## What is asked
Take the line containing "Write a Python", the line containing "import matplotlib.pyplot as plt", and all lines between them, and transcribe them exactly. Leave out pictures.

## Information provided
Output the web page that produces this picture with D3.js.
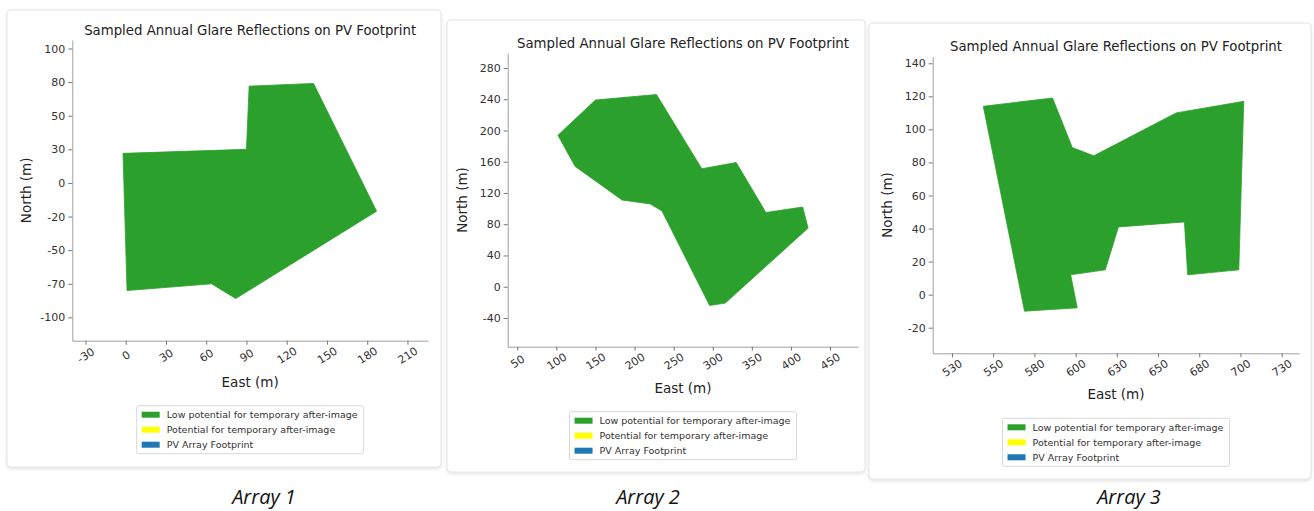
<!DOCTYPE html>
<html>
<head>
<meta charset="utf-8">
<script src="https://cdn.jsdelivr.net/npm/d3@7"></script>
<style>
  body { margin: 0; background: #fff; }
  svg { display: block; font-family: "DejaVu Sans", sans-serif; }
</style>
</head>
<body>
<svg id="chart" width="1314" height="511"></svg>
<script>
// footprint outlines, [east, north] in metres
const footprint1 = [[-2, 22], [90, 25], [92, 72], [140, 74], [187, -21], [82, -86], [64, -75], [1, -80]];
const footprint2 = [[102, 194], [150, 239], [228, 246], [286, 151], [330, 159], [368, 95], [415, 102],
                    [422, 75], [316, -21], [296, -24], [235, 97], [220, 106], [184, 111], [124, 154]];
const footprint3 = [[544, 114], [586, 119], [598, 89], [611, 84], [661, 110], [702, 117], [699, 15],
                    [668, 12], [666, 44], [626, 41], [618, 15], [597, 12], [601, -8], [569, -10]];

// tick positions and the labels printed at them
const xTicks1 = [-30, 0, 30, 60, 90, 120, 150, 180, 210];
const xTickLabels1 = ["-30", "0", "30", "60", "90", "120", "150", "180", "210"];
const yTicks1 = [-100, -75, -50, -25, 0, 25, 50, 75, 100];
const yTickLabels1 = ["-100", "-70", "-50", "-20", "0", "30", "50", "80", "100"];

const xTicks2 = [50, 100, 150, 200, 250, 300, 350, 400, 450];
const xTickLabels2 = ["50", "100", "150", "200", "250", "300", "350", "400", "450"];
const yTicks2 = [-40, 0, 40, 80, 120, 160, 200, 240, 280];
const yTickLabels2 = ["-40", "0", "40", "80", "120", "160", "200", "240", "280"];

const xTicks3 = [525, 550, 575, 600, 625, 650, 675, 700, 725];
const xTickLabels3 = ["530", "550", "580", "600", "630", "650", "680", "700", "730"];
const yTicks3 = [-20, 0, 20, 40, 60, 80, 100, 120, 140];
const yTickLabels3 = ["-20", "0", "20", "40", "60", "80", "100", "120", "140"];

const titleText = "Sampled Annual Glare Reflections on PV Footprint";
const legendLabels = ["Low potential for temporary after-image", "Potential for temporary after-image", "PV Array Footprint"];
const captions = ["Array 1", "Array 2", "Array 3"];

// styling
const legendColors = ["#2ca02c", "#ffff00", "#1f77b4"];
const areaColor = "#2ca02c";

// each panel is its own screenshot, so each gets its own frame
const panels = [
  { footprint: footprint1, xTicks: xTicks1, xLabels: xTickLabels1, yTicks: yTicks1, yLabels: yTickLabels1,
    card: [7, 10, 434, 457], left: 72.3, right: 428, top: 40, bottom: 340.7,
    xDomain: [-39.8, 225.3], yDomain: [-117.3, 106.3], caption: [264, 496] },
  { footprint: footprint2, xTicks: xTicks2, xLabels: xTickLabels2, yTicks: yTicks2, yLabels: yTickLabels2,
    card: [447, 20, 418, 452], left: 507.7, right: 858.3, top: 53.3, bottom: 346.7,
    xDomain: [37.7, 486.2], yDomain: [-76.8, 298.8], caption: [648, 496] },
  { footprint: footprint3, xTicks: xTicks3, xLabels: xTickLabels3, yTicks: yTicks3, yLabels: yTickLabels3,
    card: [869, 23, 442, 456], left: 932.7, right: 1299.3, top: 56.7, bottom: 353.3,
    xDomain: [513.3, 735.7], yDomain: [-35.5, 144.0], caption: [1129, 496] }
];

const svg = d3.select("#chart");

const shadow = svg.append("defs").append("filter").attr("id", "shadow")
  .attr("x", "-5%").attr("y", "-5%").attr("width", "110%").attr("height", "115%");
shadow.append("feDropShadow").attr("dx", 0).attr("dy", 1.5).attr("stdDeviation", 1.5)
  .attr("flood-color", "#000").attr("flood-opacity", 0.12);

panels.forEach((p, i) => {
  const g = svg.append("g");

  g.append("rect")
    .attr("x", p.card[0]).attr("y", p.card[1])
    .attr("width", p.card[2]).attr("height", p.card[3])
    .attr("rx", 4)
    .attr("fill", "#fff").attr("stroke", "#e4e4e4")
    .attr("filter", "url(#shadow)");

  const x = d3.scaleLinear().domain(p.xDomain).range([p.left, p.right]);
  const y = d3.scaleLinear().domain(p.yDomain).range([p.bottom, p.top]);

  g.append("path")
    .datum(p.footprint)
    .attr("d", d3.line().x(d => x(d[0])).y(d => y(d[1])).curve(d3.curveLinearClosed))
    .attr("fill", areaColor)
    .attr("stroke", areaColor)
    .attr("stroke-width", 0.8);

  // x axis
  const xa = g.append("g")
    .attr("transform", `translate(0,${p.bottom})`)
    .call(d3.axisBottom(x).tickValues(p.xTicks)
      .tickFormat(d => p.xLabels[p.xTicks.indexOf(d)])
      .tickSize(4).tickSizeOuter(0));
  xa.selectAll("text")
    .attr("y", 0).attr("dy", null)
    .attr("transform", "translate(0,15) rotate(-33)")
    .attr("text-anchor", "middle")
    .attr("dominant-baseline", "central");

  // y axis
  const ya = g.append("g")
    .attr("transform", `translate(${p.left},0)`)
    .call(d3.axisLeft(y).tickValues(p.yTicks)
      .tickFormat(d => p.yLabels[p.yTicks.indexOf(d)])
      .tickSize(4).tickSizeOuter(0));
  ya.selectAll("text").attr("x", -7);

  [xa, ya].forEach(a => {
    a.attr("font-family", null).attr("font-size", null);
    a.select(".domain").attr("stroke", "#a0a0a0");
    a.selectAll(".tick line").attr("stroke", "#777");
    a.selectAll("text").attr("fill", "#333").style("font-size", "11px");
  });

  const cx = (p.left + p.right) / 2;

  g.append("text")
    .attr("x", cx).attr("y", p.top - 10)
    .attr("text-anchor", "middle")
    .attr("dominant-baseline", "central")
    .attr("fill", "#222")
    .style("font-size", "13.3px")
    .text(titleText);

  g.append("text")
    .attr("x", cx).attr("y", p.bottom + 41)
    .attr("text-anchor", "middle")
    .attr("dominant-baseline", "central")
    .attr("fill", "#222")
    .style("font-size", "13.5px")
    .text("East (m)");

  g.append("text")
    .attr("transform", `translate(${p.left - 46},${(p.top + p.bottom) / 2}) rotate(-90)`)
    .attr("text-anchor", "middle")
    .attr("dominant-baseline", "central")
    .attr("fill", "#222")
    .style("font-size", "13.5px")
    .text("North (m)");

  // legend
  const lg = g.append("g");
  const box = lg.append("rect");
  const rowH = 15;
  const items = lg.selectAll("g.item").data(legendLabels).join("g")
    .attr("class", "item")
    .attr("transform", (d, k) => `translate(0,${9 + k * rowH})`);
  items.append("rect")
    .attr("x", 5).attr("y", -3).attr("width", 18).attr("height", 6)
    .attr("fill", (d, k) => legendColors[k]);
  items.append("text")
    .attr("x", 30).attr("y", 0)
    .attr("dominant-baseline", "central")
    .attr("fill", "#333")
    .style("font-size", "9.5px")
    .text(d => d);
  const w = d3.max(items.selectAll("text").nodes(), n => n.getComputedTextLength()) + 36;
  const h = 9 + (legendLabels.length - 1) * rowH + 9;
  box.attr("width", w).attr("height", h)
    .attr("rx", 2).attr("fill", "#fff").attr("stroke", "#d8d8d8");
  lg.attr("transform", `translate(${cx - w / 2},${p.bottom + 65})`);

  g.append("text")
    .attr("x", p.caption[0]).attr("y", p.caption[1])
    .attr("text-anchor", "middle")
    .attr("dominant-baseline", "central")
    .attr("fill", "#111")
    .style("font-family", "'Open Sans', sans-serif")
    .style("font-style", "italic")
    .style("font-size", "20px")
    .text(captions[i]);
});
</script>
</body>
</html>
==
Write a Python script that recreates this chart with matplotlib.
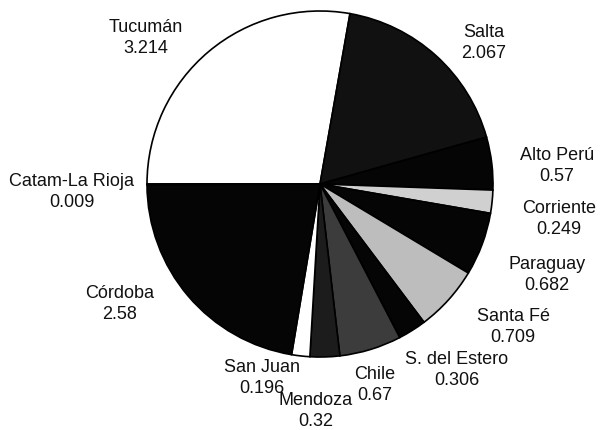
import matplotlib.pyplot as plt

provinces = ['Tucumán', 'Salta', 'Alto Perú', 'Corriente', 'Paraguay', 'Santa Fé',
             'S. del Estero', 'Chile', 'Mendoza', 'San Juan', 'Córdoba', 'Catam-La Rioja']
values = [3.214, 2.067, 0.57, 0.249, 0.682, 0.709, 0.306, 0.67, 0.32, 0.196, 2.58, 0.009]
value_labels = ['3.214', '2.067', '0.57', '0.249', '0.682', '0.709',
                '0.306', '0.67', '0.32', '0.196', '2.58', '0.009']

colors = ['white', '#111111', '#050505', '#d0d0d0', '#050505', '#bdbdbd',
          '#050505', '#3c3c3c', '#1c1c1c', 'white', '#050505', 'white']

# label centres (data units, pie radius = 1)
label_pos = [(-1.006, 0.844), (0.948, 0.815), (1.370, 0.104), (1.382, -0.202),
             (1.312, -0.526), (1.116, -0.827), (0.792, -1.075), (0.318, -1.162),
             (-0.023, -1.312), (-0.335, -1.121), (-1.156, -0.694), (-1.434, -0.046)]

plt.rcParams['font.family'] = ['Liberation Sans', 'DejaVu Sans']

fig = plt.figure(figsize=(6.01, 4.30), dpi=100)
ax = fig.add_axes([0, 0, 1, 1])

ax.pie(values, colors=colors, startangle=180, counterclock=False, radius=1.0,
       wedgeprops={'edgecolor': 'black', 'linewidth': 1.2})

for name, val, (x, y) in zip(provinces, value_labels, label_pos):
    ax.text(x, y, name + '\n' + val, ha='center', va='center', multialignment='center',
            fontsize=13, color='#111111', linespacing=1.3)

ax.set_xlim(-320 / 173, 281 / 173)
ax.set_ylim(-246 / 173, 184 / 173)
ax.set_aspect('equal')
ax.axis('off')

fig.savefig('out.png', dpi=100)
--
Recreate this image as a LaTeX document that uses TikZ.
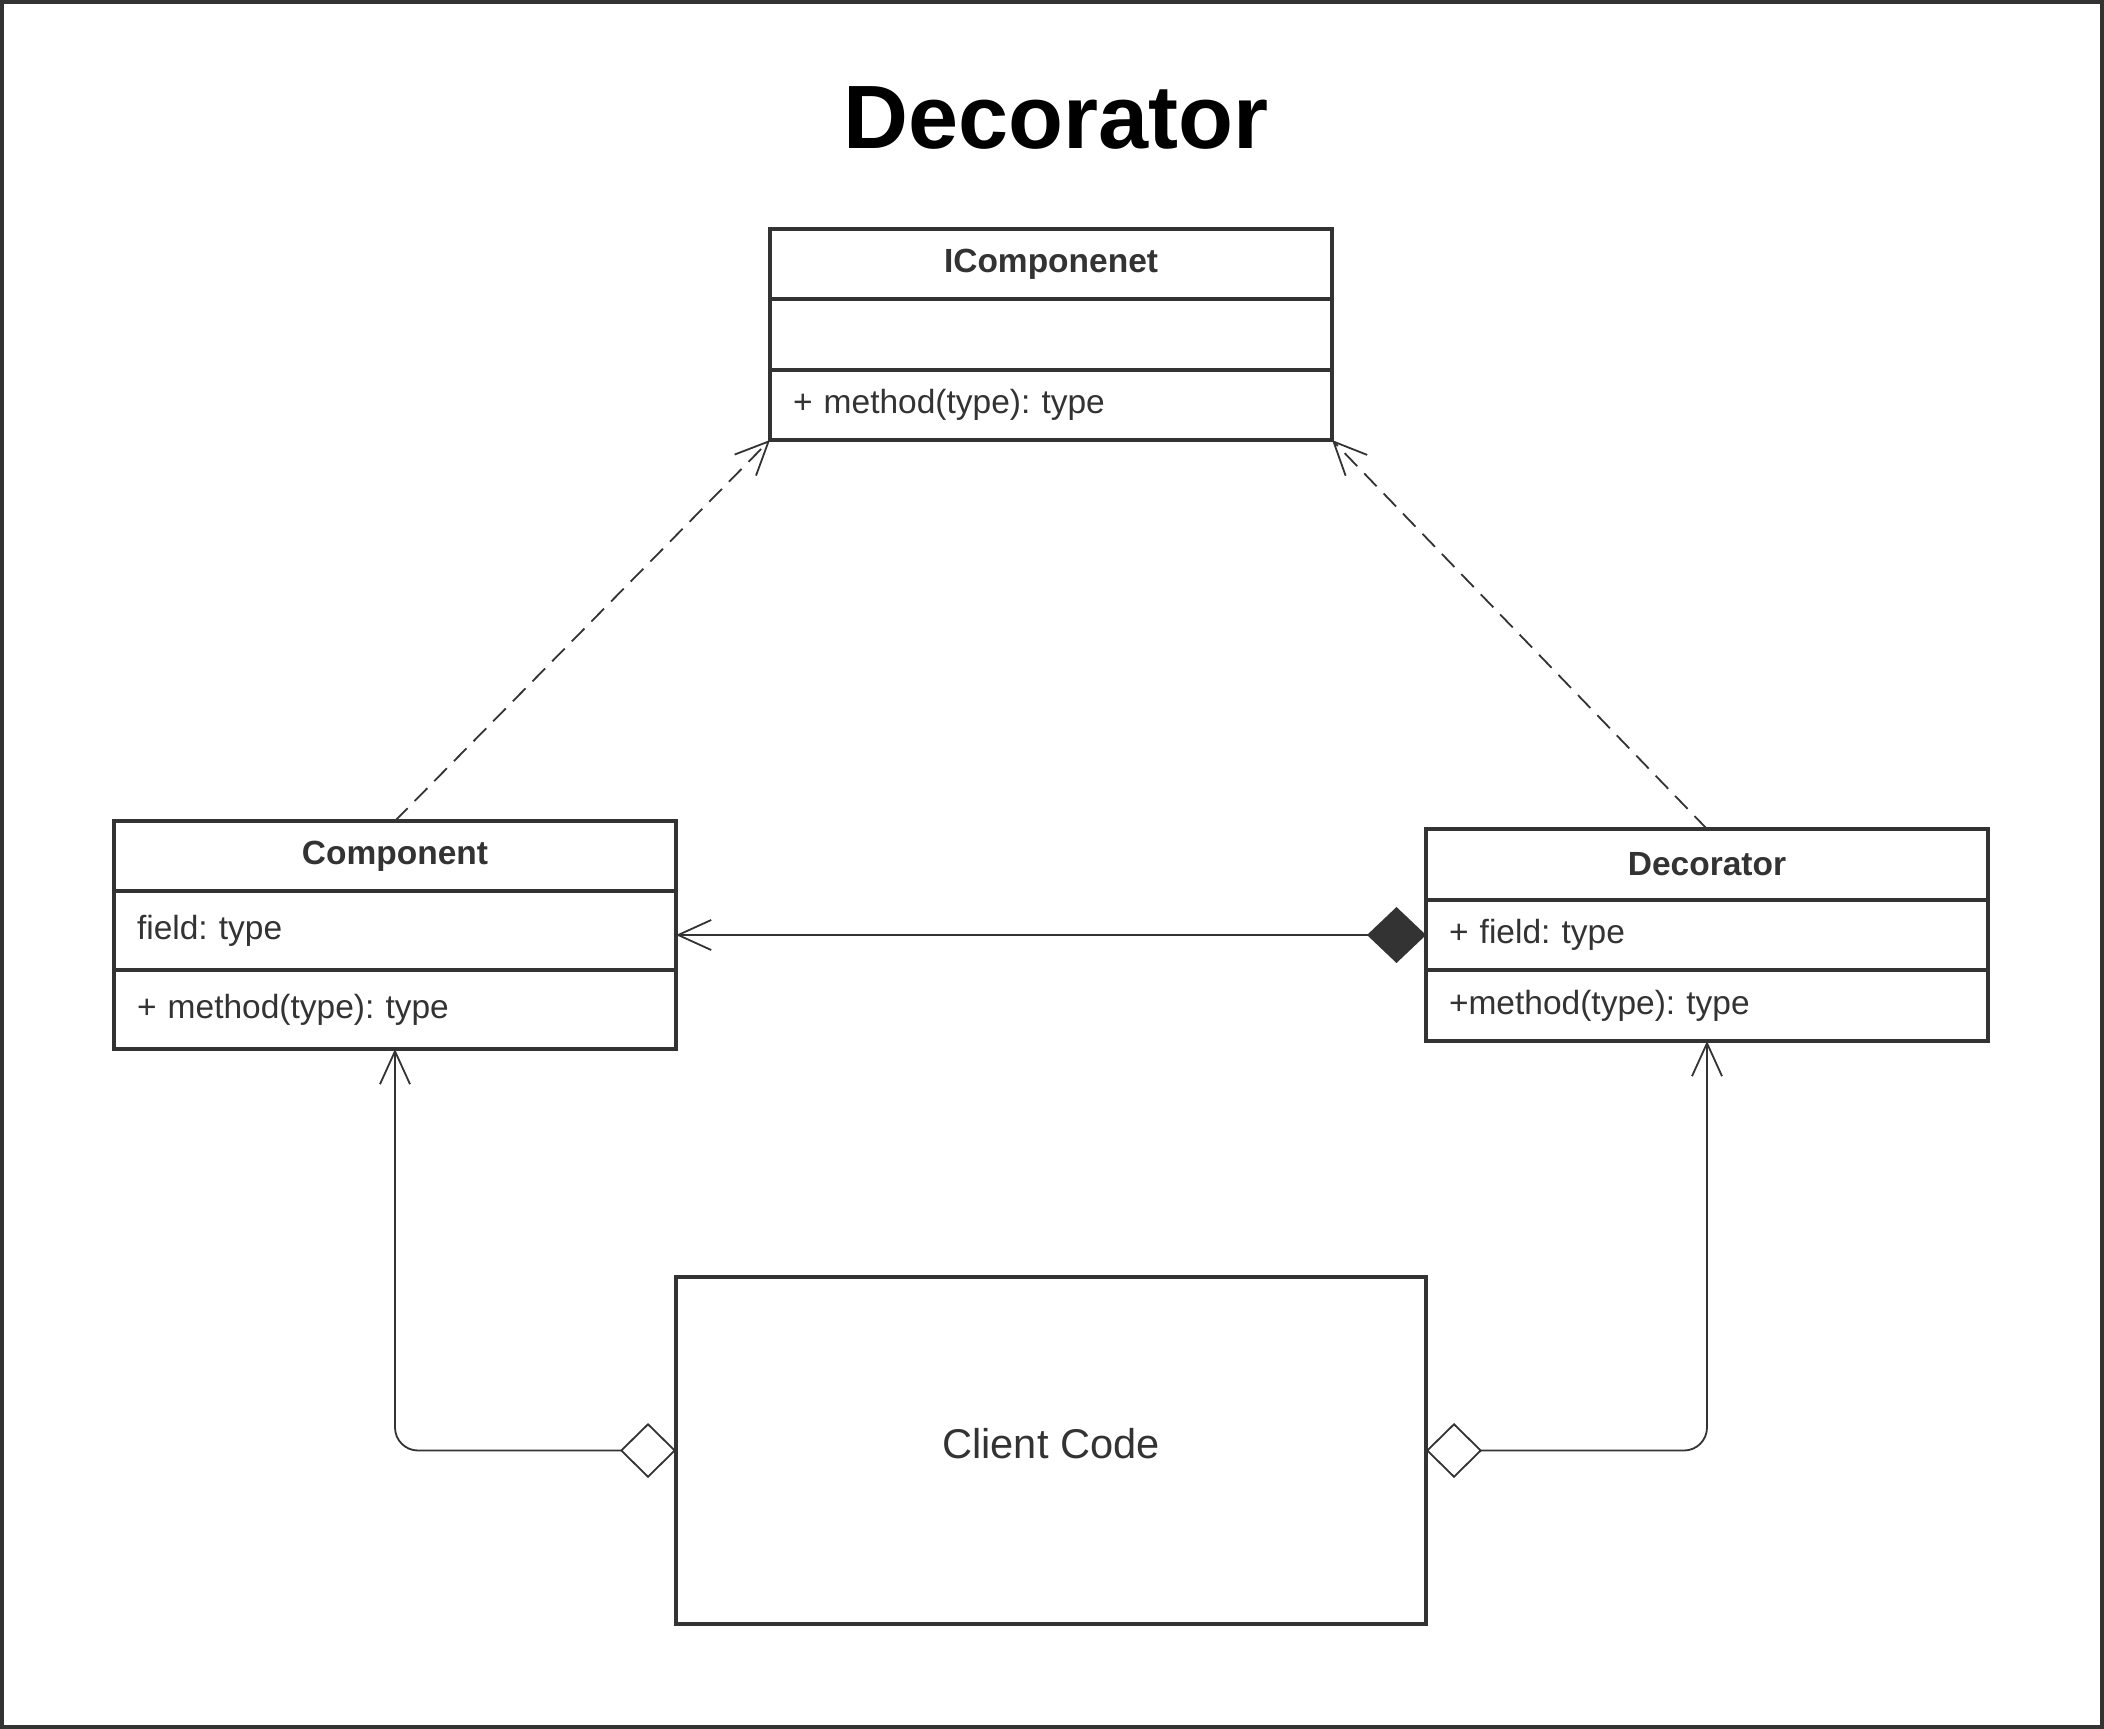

## Task response
Write a Python script that recreates this chart with matplotlib.
import matplotlib.pyplot as plt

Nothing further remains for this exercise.